Records shown>
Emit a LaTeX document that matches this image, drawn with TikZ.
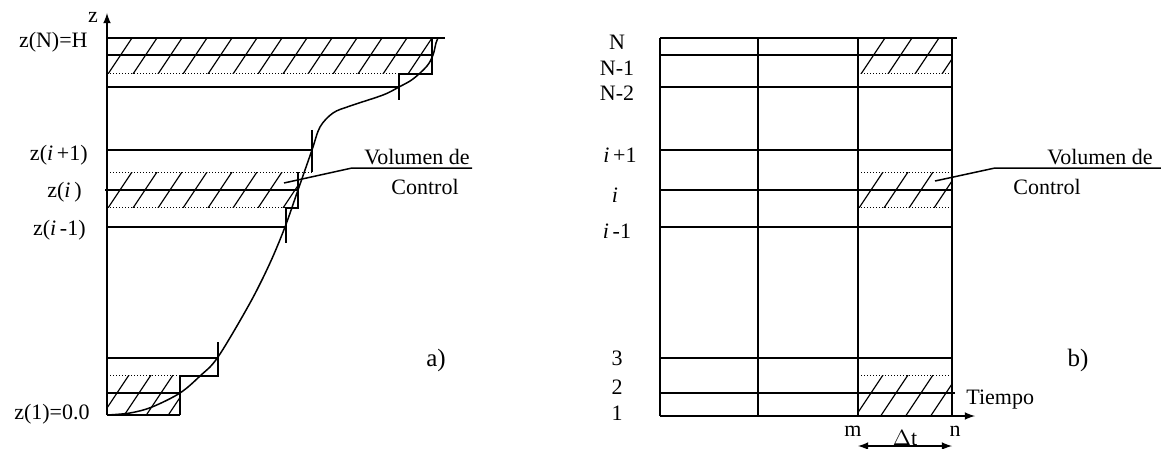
\documentclass[tikz,border=0pt]{standalone}
\usepackage{fontspec}
\setmainfont{Liberation Serif}
\usetikzlibrary{calc,positioning}
\tikzset{
 vc line/.style={line width=0.75pt},
 vc dotted/.style={line width=0.5pt,densely dotted},
 vc hatch/.style={line width=0.6pt},
 vc label/.style={font=\fontsize{11}{13}\selectfont,inner sep=0pt},
 vc tag/.style={font=\fontsize{12.5}{14}\selectfont,inner sep=0pt}
}
% #1,#2 top left -- #3,#4 bottom right, #5 spacing, #6 number of strokes
\newcommand{\hatchband}[6]{%
 \begin{scope}
  \clip (#1,#2) rectangle (#3,#4);
  \foreach \k in {0,...,#6}
   \draw[vc hatch] ({#1+\k*#5+40},#2-60) -- ({#1+\k*#5-40},#2+60);
 \end{scope}}

\begin{document}
\begin{tikzpicture}[x=0.5pt,y=-0.5pt]
 \useasboundingbox (0,0) rectangle (1161,449);

 % ---- a) profile ----
 \coordinate (o) at (107,415);
 \coordinate (ztop) at (107,13);
 \draw[vc line,-latex] (o) -- (ztop);
 \node[vc label] (zname) at (93,17) {z};

 \hatchband{107}{38}{432}{74}{25}{15}
 \hatchband{107}{172}{298}{207}{25}{9}
 \hatchband{107}{375}{180}{415}{22}{5}

 \draw[vc line] (107,38) -- (445,38);
 \draw[vc line] (107,55) -- (432,55);
 \draw[vc dotted] (107,74) -- (399,74);
 \draw[vc line] (107,87) -- (399,87);
 \draw[vc line] (432,38) -- (432,74) -- (399,74) -- (399,100);

 \draw[vc line] (107,150) -- (312,150);
 \draw[vc line] (312,130) -- (312,172);
 \draw[vc dotted] (107,172) -- (312,172);
 \draw[vc line] (105,190) -- (298,190);
 \draw[vc line] (298,172) -- (298,208) -- (286,208) -- (286,243);
 \draw[vc dotted] (107,207) -- (286,207);
 \draw[vc line] (107,227) -- (286,227);

 \draw[vc line] (107,358) -- (218,358);
 \draw[vc line] (218,342) -- (218,376) -- (180,376) -- (180,415);
 \draw[vc dotted] (107,375) -- (180,375);
 \draw[vc line] (107,393) -- (180,393);
 \draw[vc line] (107,415) -- (180,415);

 \draw[vc line] plot[smooth,tension=0.55] coordinates {
   (107,415) (130,413) (152,407) (180,393) (200,376) (218,357)
   (250,303) (270,263) (285,227) (298,190) (312,150) (320,127)
   (333,113) (350,106) (383,95) (399,87) (413,79) (427,66)
   (433,55) (436,43) (438,38)};

 \node[vc label,anchor=east] (zN) at (88,42) {z(N)=H};
 \node[vc label,anchor=east] (zip) at (88,155) {z(\textit{i}\,+1)};
 \node[vc label,anchor=east] (zi) at (82,192) {z(\textit{i}\,)};
 \node[vc label,anchor=east] (zim) at (86,230) {z(\textit{i}\,-1)};
 \node[vc label,anchor=east] (z1) at (90,414) {z(1)=0.0};
 \node[vc tag] (taga) at (436,360) {a)};

 \node[vc label,anchor=south east] (vola) at (470,165) {Volumen de};
 \node[vc label] (cona) at (425,187) {Control};
 \coordinate (leada) at (352,168);
 \coordinate (tipa) at (284,183);
 \draw[vc line] (tipa) -- (leada) -- (472,168);

 % ---- b) mesh ----
 \hatchband{858}{38}{952}{74}{27}{5}
 \hatchband{858}{172}{952}{207}{25}{5}
 \hatchband{858}{375}{952}{416}{25}{5}

 \foreach \yy in {55,87,150,190,227,358}
  \draw[vc line] (660,\yy) -- (952,\yy);
 \draw[vc line] (660,38) -- (957,38);
 \draw[vc line] (660,393) -- (955,393);
 \foreach \yy in {74,172,207,375}
  \draw[vc dotted] (858,\yy) -- (952,\yy);
 \foreach \xx in {660,758,858,952}
  \draw[vc line] (\xx,38) -- (\xx,416);
 \coordinate (t0) at (660,416);
 \coordinate (t1) at (975,416);
 \draw[vc line,-latex] (t0) -- (t1);

 \node[vc label] (lN) at (617,42) {N};
 \node[vc label] (lN1) at (617,68) {N-1};
 \node[vc label] (lN2) at (617,93) {N-2};
 \node[vc label] (lip) at (620,155) {\textit{i}\,+1};
 \node[vc label] (li) at (615,195) {\textit{i}};
 \node[vc label] (lim) at (617,231) {\textit{i}\,-1};
 \node[vc label] (l3) at (617,358) {3};
 \node[vc label] (l2) at (617,387) {2};
 \node[vc label] (l1) at (617,413) {1};
 \node[vc tag] (tagb) at (1078,360) {b)};
 \node[vc label,anchor=west] (tiempo) at (966,400) {Tiempo};

 \node[vc label] (lm) at (853,431) {m};
 \node[vc label] (ln) at (955,431) {n};
 \node[vc label,anchor=south] (dt) at (905,446) {$\Delta$t};
 \coordinate (dta) at (858,446);
 \coordinate (dtb) at (952,446);
 \draw[vc line,latex-latex] (dta) -- (dtb);

 \node[vc label,anchor=south east] (volb) at (1153,165) {Volumen de};
 \node[vc label] (conb) at (1047,187) {Control};
 \coordinate (leadb) at (995,168);
 \coordinate (tipb) at (935,181);
 \draw[vc line] (tipb) -- (leadb) -- (1161,168);
\end{tikzpicture}
\end{document}
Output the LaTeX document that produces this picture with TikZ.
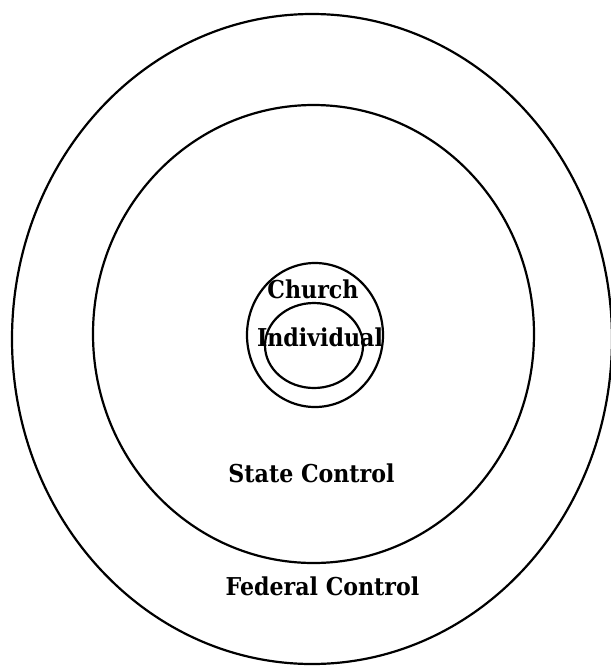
\documentclass[tikz,border=0pt]{standalone}
\usepackage{fontspec}
\setmainfont{DejaVu Serif Condensed}
\usetikzlibrary{shapes.geometric}

\begin{document}
\begin{tikzpicture}[
    x=0.5pt, y=-0.5pt,
    ring/.style={
        ellipse,
        draw=black,
        line width=1.1pt,
        inner sep=0pt
    },
    lbl/.style={font=\bfseries\fontsize{12.3}{14}\selectfont, inner sep=0pt, anchor=base}
]
\useasboundingbox (0,0) rectangle (611,666);

% Rings, outside in
\node[ring, minimum width=300pt, minimum height=325pt] (federal)    at (312,339)   {};
\node[ring, minimum width=220.5pt, minimum height=229pt] (state)    at (313.5,334) {};
\node[ring, minimum width=68pt, minimum height=72pt]   (church)     at (315,335)   {};
\node[ring, minimum width=49pt, minimum height=42.5pt] (individual) at (314,345.5) {};

% Labels
\node[lbl] (church-lbl)     at (313,298)   {Church};
\node[lbl] (individual-lbl) at (320,346)   {Individual};
\node[lbl] (state-lbl)      at (311.5,482) {State Control};
\node[lbl] (federal-lbl)    at (322.5,595) {Federal Control};

\end{tikzpicture}
\end{document}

Exercise aim>
Go through the data above and transcribe it in full, omitting any image.

Solution for this task>
Emit a LaTeX document that matches this image, drawn with TikZ.
\documentclass[tikz,border=0pt]{standalone}
\usepackage{fontspec}
\setmainfont{Liberation Serif}
\usetikzlibrary{calc,positioning}
\tikzset{
 vc line/.style={line width=0.75pt},
 vc dotted/.style={line width=0.5pt,densely dotted},
 vc hatch/.style={line width=0.6pt},
 vc label/.style={font=\fontsize{11}{13}\selectfont,inner sep=0pt},
 vc tag/.style={font=\fontsize{12.5}{14}\selectfont,inner sep=0pt}
}
% #1,#2 top left -- #3,#4 bottom right, #5 spacing, #6 number of strokes
\newcommand{\hatchband}[6]{%
 \begin{scope}
  \clip (#1,#2) rectangle (#3,#4);
  \foreach \k in {0,...,#6}
   \draw[vc hatch] ({#1+\k*#5+40},#2-60) -- ({#1+\k*#5-40},#2+60);
 \end{scope}}

\begin{document}
\begin{tikzpicture}[x=0.5pt,y=-0.5pt]
 \useasboundingbox (0,0) rectangle (1161,449);

 % ---- a) profile ----
 \coordinate (o) at (107,415);
 \coordinate (ztop) at (107,13);
 \draw[vc line,-latex] (o) -- (ztop);
 \node[vc label] (zname) at (93,17) {z};

 \hatchband{107}{38}{432}{74}{25}{15}
 \hatchband{107}{172}{298}{207}{25}{9}
 \hatchband{107}{375}{180}{415}{22}{5}

 \draw[vc line] (107,38) -- (445,38);
 \draw[vc line] (107,55) -- (432,55);
 \draw[vc dotted] (107,74) -- (399,74);
 \draw[vc line] (107,87) -- (399,87);
 \draw[vc line] (432,38) -- (432,74) -- (399,74) -- (399,100);

 \draw[vc line] (107,150) -- (312,150);
 \draw[vc line] (312,130) -- (312,172);
 \draw[vc dotted] (107,172) -- (312,172);
 \draw[vc line] (105,190) -- (298,190);
 \draw[vc line] (298,172) -- (298,208) -- (286,208) -- (286,243);
 \draw[vc dotted] (107,207) -- (286,207);
 \draw[vc line] (107,227) -- (286,227);

 \draw[vc line] (107,358) -- (218,358);
 \draw[vc line] (218,342) -- (218,376) -- (180,376) -- (180,415);
 \draw[vc dotted] (107,375) -- (180,375);
 \draw[vc line] (107,393) -- (180,393);
 \draw[vc line] (107,415) -- (180,415);

 \draw[vc line] plot[smooth,tension=0.55] coordinates {
   (107,415) (130,413) (152,407) (180,393) (200,376) (218,357)
   (250,303) (270,263) (285,227) (298,190) (312,150) (320,127)
   (333,113) (350,106) (383,95) (399,87) (413,79) (427,66)
   (433,55) (436,43) (438,38)};

 \node[vc label,anchor=east] (zN) at (88,42) {z(N)=H};
 \node[vc label,anchor=east] (zip) at (88,155) {z(\textit{i}\,+1)};
 \node[vc label,anchor=east] (zi) at (82,192) {z(\textit{i}\,)};
 \node[vc label,anchor=east] (zim) at (86,230) {z(\textit{i}\,-1)};
 \node[vc label,anchor=east] (z1) at (90,414) {z(1)=0.0};
 \node[vc tag] (taga) at (436,360) {a)};

 \node[vc label,anchor=south east] (vola) at (470,165) {Volumen de};
 \node[vc label] (cona) at (425,187) {Control};
 \coordinate (leada) at (352,168);
 \coordinate (tipa) at (284,183);
 \draw[vc line] (tipa) -- (leada) -- (472,168);

 % ---- b) mesh ----
 \hatchband{858}{38}{952}{74}{27}{5}
 \hatchband{858}{172}{952}{207}{25}{5}
 \hatchband{858}{375}{952}{416}{25}{5}

 \foreach \yy in {55,87,150,190,227,358}
  \draw[vc line] (660,\yy) -- (952,\yy);
 \draw[vc line] (660,38) -- (957,38);
 \draw[vc line] (660,393) -- (955,393);
 \foreach \yy in {74,172,207,375}
  \draw[vc dotted] (858,\yy) -- (952,\yy);
 \foreach \xx in {660,758,858,952}
  \draw[vc line] (\xx,38) -- (\xx,416);
 \coordinate (t0) at (660,416);
 \coordinate (t1) at (975,416);
 \draw[vc line,-latex] (t0) -- (t1);

 \node[vc label] (lN) at (617,42) {N};
 \node[vc label] (lN1) at (617,68) {N-1};
 \node[vc label] (lN2) at (617,93) {N-2};
 \node[vc label] (lip) at (620,155) {\textit{i}\,+1};
 \node[vc label] (li) at (615,195) {\textit{i}};
 \node[vc label] (lim) at (617,231) {\textit{i}\,-1};
 \node[vc label] (l3) at (617,358) {3};
 \node[vc label] (l2) at (617,387) {2};
 \node[vc label] (l1) at (617,413) {1};
 \node[vc tag] (tagb) at (1078,360) {b)};
 \node[vc label,anchor=west] (tiempo) at (966,400) {Tiempo};

 \node[vc label] (lm) at (853,431) {m};
 \node[vc label] (ln) at (955,431) {n};
 \node[vc label,anchor=south] (dt) at (905,446) {$\Delta$t};
 \coordinate (dta) at (858,446);
 \coordinate (dtb) at (952,446);
 \draw[vc line,latex-latex] (dta) -- (dtb);

 \node[vc label,anchor=south east] (volb) at (1153,165) {Volumen de};
 \node[vc label] (conb) at (1047,187) {Control};
 \coordinate (leadb) at (995,168);
 \coordinate (tipb) at (935,181);
 \draw[vc line] (tipb) -- (leadb) -- (1161,168);
\end{tikzpicture}
\end{document}
Output the LaTeX document that produces this picture with TikZ.
\documentclass[tikz,border=0pt]{standalone}
\usepackage{fontspec}
\setmainfont{DejaVu Serif Condensed}
\usetikzlibrary{shapes.geometric}

\begin{document}
\begin{tikzpicture}[
    x=0.5pt, y=-0.5pt,
    ring/.style={
        ellipse,
        draw=black,
        line width=1.1pt,
        inner sep=0pt
    },
    lbl/.style={font=\bfseries\fontsize{12.3}{14}\selectfont, inner sep=0pt, anchor=base}
]
\useasboundingbox (0,0) rectangle (611,666);

% Rings, outside in
\node[ring, minimum width=300pt, minimum height=325pt] (federal)    at (312,339)   {};
\node[ring, minimum width=220.5pt, minimum height=229pt] (state)    at (313.5,334) {};
\node[ring, minimum width=68pt, minimum height=72pt]   (church)     at (315,335)   {};
\node[ring, minimum width=49pt, minimum height=42.5pt] (individual) at (314,345.5) {};

% Labels
\node[lbl] (church-lbl)     at (313,298)   {Church};
\node[lbl] (individual-lbl) at (320,346)   {Individual};
\node[lbl] (state-lbl)      at (311.5,482) {State Control};
\node[lbl] (federal-lbl)    at (322.5,595) {Federal Control};

\end{tikzpicture}
\end{document}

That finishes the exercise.